# Available data
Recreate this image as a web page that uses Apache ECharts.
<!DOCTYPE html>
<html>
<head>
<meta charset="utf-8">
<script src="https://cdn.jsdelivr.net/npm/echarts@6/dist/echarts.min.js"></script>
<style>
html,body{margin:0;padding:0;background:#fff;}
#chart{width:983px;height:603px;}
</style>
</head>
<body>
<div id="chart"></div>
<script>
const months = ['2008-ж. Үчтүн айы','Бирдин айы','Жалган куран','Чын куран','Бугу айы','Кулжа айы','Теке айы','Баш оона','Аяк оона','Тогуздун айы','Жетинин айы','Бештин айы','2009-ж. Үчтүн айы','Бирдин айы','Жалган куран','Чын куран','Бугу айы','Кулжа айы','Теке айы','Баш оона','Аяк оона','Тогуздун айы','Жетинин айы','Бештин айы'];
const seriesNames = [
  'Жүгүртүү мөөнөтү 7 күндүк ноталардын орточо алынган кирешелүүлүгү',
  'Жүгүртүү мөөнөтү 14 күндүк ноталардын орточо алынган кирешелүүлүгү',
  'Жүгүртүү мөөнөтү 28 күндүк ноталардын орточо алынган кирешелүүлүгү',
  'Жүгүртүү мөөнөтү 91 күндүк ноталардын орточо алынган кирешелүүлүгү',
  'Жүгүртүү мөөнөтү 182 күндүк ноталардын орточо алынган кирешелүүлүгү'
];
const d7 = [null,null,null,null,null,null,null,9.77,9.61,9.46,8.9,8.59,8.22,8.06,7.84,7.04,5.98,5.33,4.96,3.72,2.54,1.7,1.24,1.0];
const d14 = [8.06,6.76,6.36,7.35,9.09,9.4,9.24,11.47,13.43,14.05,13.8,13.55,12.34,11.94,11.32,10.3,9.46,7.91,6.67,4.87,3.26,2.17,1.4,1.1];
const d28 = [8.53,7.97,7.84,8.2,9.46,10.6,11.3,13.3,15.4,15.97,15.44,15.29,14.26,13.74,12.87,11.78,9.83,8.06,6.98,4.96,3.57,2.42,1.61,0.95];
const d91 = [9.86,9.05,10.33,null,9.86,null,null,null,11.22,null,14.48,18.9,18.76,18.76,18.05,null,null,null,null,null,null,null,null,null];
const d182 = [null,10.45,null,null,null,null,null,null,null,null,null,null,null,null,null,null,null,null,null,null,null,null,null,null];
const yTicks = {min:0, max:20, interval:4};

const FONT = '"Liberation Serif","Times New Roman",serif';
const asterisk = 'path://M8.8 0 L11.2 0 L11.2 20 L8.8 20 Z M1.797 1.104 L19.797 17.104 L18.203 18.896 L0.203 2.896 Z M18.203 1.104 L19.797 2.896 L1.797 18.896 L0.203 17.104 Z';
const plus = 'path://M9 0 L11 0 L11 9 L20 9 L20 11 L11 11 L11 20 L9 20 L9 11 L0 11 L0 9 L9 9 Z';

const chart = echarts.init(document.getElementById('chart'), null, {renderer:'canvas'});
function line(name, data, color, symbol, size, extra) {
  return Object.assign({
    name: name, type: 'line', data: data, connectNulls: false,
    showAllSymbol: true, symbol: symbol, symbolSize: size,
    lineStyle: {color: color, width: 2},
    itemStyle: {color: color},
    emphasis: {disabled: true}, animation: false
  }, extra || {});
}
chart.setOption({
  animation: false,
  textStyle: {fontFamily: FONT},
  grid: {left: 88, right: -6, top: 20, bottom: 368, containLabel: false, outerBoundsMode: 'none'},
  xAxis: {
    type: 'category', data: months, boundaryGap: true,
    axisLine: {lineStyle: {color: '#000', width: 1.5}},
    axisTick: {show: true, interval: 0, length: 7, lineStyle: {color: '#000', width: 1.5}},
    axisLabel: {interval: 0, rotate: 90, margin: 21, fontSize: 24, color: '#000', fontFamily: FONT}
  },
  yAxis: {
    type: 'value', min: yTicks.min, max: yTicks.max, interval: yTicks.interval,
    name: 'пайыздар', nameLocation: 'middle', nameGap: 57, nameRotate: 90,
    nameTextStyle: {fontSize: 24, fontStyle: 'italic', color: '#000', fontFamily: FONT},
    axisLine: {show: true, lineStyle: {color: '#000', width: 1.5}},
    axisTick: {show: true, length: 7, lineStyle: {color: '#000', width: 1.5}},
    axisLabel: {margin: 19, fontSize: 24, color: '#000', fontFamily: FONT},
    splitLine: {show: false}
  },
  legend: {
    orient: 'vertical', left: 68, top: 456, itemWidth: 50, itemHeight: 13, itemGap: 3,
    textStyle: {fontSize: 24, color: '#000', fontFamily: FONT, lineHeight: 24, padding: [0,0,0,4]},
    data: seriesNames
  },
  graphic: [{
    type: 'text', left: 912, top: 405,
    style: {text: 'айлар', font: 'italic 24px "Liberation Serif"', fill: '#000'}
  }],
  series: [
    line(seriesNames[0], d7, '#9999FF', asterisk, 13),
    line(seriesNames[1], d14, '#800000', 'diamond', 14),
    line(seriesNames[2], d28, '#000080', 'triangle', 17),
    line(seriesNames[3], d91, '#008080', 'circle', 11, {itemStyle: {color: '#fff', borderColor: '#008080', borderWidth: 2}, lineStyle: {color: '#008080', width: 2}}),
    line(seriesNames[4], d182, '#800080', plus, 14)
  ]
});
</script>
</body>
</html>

# Problem requirements
Without changing a word, restate the whole listing.

# Result of the exercise
Recreate this image as a web page that uses Apache ECharts.
<!DOCTYPE html>
<html>
<head>
<meta charset="utf-8">
<script src="https://cdn.jsdelivr.net/npm/echarts@6/dist/echarts.min.js"></script>
<style>
html,body{margin:0;padding:0;background:#fff;}
#chart{width:983px;height:603px;}
</style>
</head>
<body>
<div id="chart"></div>
<script>
const months = ['2008-ж. Үчтүн айы','Бирдин айы','Жалган куран','Чын куран','Бугу айы','Кулжа айы','Теке айы','Баш оона','Аяк оона','Тогуздун айы','Жетинин айы','Бештин айы','2009-ж. Үчтүн айы','Бирдин айы','Жалган куран','Чын куран','Бугу айы','Кулжа айы','Теке айы','Баш оона','Аяк оона','Тогуздун айы','Жетинин айы','Бештин айы'];
const seriesNames = [
  'Жүгүртүү мөөнөтү 7 күндүк ноталардын орточо алынган кирешелүүлүгү',
  'Жүгүртүү мөөнөтү 14 күндүк ноталардын орточо алынган кирешелүүлүгү',
  'Жүгүртүү мөөнөтү 28 күндүк ноталардын орточо алынган кирешелүүлүгү',
  'Жүгүртүү мөөнөтү 91 күндүк ноталардын орточо алынган кирешелүүлүгү',
  'Жүгүртүү мөөнөтү 182 күндүк ноталардын орточо алынган кирешелүүлүгү'
];
const d7 = [null,null,null,null,null,null,null,9.77,9.61,9.46,8.9,8.59,8.22,8.06,7.84,7.04,5.98,5.33,4.96,3.72,2.54,1.7,1.24,1.0];
const d14 = [8.06,6.76,6.36,7.35,9.09,9.4,9.24,11.47,13.43,14.05,13.8,13.55,12.34,11.94,11.32,10.3,9.46,7.91,6.67,4.87,3.26,2.17,1.4,1.1];
const d28 = [8.53,7.97,7.84,8.2,9.46,10.6,11.3,13.3,15.4,15.97,15.44,15.29,14.26,13.74,12.87,11.78,9.83,8.06,6.98,4.96,3.57,2.42,1.61,0.95];
const d91 = [9.86,9.05,10.33,null,9.86,null,null,null,11.22,null,14.48,18.9,18.76,18.76,18.05,null,null,null,null,null,null,null,null,null];
const d182 = [null,10.45,null,null,null,null,null,null,null,null,null,null,null,null,null,null,null,null,null,null,null,null,null,null];
const yTicks = {min:0, max:20, interval:4};

const FONT = '"Liberation Serif","Times New Roman",serif';
const asterisk = 'path://M8.8 0 L11.2 0 L11.2 20 L8.8 20 Z M1.797 1.104 L19.797 17.104 L18.203 18.896 L0.203 2.896 Z M18.203 1.104 L19.797 2.896 L1.797 18.896 L0.203 17.104 Z';
const plus = 'path://M9 0 L11 0 L11 9 L20 9 L20 11 L11 11 L11 20 L9 20 L9 11 L0 11 L0 9 L9 9 Z';

const chart = echarts.init(document.getElementById('chart'), null, {renderer:'canvas'});
function line(name, data, color, symbol, size, extra) {
  return Object.assign({
    name: name, type: 'line', data: data, connectNulls: false,
    showAllSymbol: true, symbol: symbol, symbolSize: size,
    lineStyle: {color: color, width: 2},
    itemStyle: {color: color},
    emphasis: {disabled: true}, animation: false
  }, extra || {});
}
chart.setOption({
  animation: false,
  textStyle: {fontFamily: FONT},
  grid: {left: 88, right: -6, top: 20, bottom: 368, containLabel: false, outerBoundsMode: 'none'},
  xAxis: {
    type: 'category', data: months, boundaryGap: true,
    axisLine: {lineStyle: {color: '#000', width: 1.5}},
    axisTick: {show: true, interval: 0, length: 7, lineStyle: {color: '#000', width: 1.5}},
    axisLabel: {interval: 0, rotate: 90, margin: 21, fontSize: 24, color: '#000', fontFamily: FONT}
  },
  yAxis: {
    type: 'value', min: yTicks.min, max: yTicks.max, interval: yTicks.interval,
    name: 'пайыздар', nameLocation: 'middle', nameGap: 57, nameRotate: 90,
    nameTextStyle: {fontSize: 24, fontStyle: 'italic', color: '#000', fontFamily: FONT},
    axisLine: {show: true, lineStyle: {color: '#000', width: 1.5}},
    axisTick: {show: true, length: 7, lineStyle: {color: '#000', width: 1.5}},
    axisLabel: {margin: 19, fontSize: 24, color: '#000', fontFamily: FONT},
    splitLine: {show: false}
  },
  legend: {
    orient: 'vertical', left: 68, top: 456, itemWidth: 50, itemHeight: 13, itemGap: 3,
    textStyle: {fontSize: 24, color: '#000', fontFamily: FONT, lineHeight: 24, padding: [0,0,0,4]},
    data: seriesNames
  },
  graphic: [{
    type: 'text', left: 912, top: 405,
    style: {text: 'айлар', font: 'italic 24px "Liberation Serif"', fill: '#000'}
  }],
  series: [
    line(seriesNames[0], d7, '#9999FF', asterisk, 13),
    line(seriesNames[1], d14, '#800000', 'diamond', 14),
    line(seriesNames[2], d28, '#000080', 'triangle', 17),
    line(seriesNames[3], d91, '#008080', 'circle', 11, {itemStyle: {color: '#fff', borderColor: '#008080', borderWidth: 2}, lineStyle: {color: '#008080', width: 2}}),
    line(seriesNames[4], d182, '#800080', plus, 14)
  ]
});
</script>
</body>
</html>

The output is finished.